Short task: Look at the data below and print exactly the lines from its first line through the line with "import * as"; the pictures stay out of the copy.
::: Entries supplied :::
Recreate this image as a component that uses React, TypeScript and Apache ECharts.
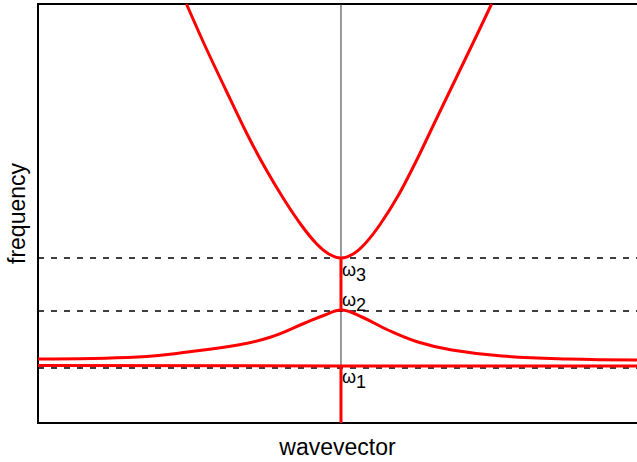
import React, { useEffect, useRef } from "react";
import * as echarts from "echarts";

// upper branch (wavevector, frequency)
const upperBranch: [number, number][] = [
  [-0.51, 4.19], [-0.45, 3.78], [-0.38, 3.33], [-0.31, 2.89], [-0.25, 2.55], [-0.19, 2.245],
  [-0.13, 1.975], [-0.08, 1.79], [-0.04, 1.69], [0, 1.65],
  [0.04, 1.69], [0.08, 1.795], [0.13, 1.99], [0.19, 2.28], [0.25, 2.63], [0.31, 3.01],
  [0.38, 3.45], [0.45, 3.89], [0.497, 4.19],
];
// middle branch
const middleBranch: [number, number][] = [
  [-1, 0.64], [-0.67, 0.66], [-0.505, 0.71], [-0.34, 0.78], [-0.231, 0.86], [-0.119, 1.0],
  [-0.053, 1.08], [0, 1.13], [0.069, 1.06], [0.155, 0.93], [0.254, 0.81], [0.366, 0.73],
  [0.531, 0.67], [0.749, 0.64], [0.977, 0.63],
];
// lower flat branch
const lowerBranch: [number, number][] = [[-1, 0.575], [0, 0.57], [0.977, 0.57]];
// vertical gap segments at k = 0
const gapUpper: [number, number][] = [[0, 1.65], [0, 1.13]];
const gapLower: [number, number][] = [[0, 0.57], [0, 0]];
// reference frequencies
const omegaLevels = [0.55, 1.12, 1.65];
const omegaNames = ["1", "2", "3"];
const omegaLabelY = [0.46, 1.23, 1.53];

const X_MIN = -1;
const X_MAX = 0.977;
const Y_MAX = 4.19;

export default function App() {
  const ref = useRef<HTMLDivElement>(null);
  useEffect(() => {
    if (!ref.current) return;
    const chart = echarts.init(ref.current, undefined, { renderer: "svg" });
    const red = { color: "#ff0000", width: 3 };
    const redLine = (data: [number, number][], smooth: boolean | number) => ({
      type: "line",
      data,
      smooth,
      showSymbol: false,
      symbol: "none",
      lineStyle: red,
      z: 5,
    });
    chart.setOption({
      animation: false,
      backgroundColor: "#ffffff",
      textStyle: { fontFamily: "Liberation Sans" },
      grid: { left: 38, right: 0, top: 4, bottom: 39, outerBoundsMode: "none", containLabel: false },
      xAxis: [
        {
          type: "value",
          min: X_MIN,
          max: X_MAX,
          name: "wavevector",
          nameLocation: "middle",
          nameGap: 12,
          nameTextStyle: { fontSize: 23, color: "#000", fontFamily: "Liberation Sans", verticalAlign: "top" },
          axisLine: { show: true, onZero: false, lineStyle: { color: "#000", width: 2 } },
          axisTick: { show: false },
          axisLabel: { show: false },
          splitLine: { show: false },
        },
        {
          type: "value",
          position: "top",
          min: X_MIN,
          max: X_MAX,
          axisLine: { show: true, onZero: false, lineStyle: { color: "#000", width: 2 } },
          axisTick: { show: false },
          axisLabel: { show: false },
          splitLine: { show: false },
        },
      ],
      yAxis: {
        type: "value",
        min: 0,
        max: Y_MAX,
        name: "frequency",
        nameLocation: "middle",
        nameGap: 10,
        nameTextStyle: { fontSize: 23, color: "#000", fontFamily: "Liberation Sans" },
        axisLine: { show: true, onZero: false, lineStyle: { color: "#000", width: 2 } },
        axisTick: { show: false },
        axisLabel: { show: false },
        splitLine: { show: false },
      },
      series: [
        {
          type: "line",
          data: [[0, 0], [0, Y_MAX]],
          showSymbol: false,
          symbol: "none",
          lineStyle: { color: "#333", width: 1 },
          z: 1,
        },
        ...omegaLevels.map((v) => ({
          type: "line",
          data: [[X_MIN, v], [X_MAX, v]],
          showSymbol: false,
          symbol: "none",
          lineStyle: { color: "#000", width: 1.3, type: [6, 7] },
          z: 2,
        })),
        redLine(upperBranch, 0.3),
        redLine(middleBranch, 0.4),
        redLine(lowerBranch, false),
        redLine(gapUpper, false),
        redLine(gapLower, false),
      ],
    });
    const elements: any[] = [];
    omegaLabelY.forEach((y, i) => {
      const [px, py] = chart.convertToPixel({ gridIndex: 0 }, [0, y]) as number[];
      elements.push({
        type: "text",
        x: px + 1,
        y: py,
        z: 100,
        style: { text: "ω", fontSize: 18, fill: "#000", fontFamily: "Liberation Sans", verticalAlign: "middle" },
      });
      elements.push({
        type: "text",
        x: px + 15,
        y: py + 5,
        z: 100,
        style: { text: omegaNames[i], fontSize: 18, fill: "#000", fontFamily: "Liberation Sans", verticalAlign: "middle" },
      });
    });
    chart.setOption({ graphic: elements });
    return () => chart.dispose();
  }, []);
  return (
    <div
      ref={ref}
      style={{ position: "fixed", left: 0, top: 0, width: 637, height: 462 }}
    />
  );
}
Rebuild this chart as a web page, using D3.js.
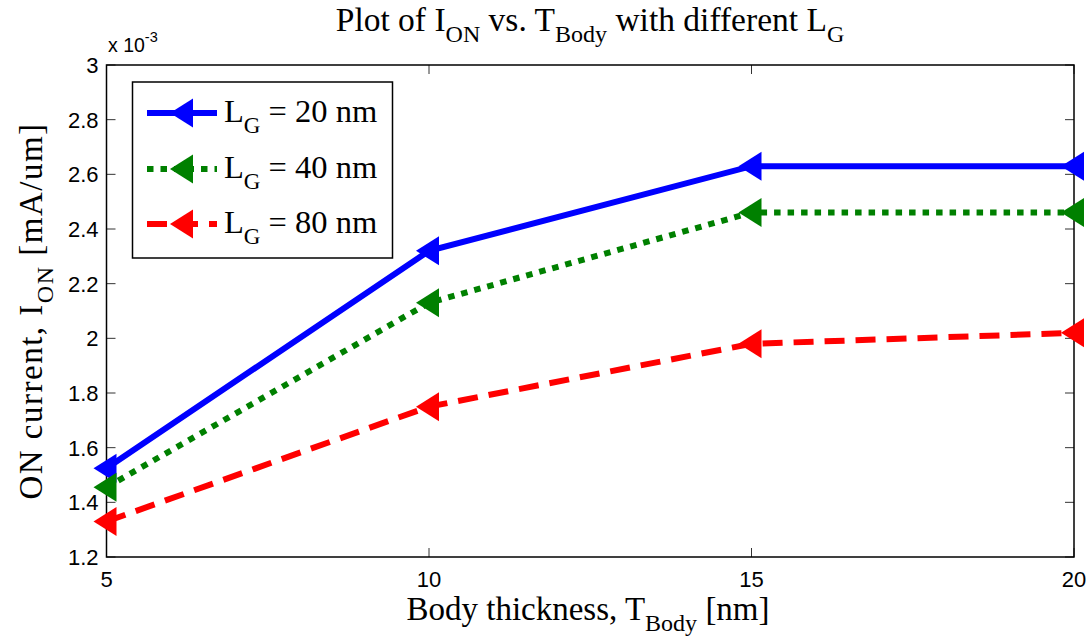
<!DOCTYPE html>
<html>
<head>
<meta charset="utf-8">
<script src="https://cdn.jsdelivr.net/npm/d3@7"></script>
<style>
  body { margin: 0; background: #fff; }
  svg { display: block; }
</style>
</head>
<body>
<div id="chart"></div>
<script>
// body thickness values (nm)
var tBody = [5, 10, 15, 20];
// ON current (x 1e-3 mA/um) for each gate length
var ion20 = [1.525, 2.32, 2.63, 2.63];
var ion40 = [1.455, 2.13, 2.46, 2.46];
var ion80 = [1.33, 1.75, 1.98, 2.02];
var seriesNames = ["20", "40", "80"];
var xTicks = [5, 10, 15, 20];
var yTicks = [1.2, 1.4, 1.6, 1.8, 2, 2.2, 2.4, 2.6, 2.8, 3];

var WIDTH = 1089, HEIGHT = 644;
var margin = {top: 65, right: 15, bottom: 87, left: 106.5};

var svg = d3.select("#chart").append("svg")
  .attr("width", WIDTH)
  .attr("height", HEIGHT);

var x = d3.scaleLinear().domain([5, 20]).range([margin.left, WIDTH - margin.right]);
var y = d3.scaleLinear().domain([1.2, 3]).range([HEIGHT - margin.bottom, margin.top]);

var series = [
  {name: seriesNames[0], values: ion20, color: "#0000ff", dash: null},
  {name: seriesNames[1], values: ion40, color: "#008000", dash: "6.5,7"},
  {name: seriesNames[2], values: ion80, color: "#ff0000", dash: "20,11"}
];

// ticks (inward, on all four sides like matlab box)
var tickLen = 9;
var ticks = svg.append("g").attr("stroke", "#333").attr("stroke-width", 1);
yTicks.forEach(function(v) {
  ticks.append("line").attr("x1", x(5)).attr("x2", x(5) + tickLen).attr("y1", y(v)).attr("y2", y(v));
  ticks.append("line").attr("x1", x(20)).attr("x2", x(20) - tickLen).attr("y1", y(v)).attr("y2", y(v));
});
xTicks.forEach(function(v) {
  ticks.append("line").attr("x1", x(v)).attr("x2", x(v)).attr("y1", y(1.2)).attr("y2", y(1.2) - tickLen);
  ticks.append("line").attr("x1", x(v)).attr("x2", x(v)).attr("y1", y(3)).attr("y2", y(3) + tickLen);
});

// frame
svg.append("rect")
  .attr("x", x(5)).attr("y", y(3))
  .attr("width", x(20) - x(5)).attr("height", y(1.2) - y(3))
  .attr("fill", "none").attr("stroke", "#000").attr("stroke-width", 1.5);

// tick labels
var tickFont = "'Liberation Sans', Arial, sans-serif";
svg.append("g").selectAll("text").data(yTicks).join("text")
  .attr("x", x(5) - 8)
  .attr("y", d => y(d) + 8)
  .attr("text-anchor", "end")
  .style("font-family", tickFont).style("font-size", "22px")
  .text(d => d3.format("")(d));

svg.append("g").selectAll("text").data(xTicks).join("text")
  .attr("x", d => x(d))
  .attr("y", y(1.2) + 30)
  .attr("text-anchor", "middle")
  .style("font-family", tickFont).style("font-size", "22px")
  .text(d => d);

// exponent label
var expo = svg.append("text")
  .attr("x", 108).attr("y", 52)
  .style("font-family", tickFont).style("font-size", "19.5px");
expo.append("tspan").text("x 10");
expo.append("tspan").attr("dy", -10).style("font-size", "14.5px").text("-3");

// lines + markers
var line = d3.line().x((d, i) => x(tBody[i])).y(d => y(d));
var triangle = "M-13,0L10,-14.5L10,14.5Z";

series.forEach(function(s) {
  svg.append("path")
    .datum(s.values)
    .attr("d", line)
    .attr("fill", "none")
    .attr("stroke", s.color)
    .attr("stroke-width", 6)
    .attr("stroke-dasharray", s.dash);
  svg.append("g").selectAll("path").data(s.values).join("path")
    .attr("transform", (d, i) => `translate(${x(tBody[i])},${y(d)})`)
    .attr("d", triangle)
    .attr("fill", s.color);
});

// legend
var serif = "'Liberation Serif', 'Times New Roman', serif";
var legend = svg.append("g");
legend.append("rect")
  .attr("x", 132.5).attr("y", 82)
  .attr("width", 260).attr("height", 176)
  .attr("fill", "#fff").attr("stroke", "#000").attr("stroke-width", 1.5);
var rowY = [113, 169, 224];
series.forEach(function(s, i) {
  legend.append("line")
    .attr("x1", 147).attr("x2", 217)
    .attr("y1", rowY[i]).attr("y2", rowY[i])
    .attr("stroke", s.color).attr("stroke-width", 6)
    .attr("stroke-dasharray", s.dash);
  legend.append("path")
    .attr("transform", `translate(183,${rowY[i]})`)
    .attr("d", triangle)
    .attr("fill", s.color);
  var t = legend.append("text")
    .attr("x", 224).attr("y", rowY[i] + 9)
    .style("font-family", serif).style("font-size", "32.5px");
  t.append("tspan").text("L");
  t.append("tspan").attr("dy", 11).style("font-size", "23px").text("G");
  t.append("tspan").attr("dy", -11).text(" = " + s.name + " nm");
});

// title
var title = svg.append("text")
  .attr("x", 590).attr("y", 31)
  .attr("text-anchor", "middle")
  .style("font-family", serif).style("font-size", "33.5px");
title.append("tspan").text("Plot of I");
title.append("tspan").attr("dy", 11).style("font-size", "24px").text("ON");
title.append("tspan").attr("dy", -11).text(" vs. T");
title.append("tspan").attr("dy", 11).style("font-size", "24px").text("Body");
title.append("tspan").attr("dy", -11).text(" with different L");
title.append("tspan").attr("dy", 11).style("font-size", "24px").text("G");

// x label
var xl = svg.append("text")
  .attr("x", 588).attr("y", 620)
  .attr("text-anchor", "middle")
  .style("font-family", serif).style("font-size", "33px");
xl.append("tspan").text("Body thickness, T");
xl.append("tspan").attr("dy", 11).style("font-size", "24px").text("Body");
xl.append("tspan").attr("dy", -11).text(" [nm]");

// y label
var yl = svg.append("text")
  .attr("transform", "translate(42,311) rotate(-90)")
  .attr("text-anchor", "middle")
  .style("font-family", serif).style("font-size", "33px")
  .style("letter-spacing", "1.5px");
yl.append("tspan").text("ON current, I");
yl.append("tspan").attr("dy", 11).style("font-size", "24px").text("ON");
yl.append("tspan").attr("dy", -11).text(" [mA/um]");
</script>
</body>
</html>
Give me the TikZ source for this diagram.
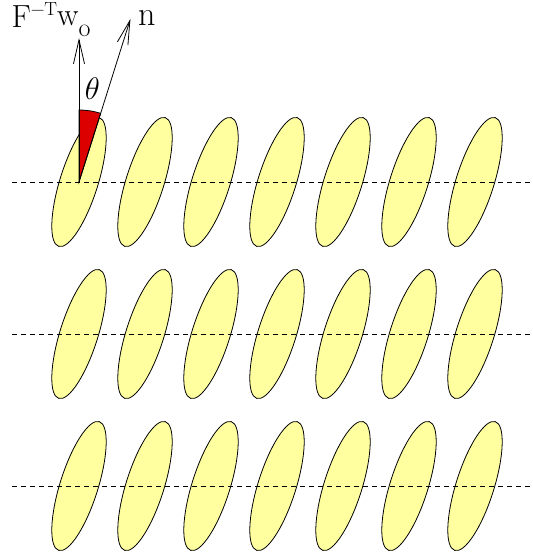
:::
Written answer:
Recreate this image as a component that uses React, TypeScript and Apache ECharts.
import React, { useEffect, useRef } from "react";
import * as echarts from "echarts";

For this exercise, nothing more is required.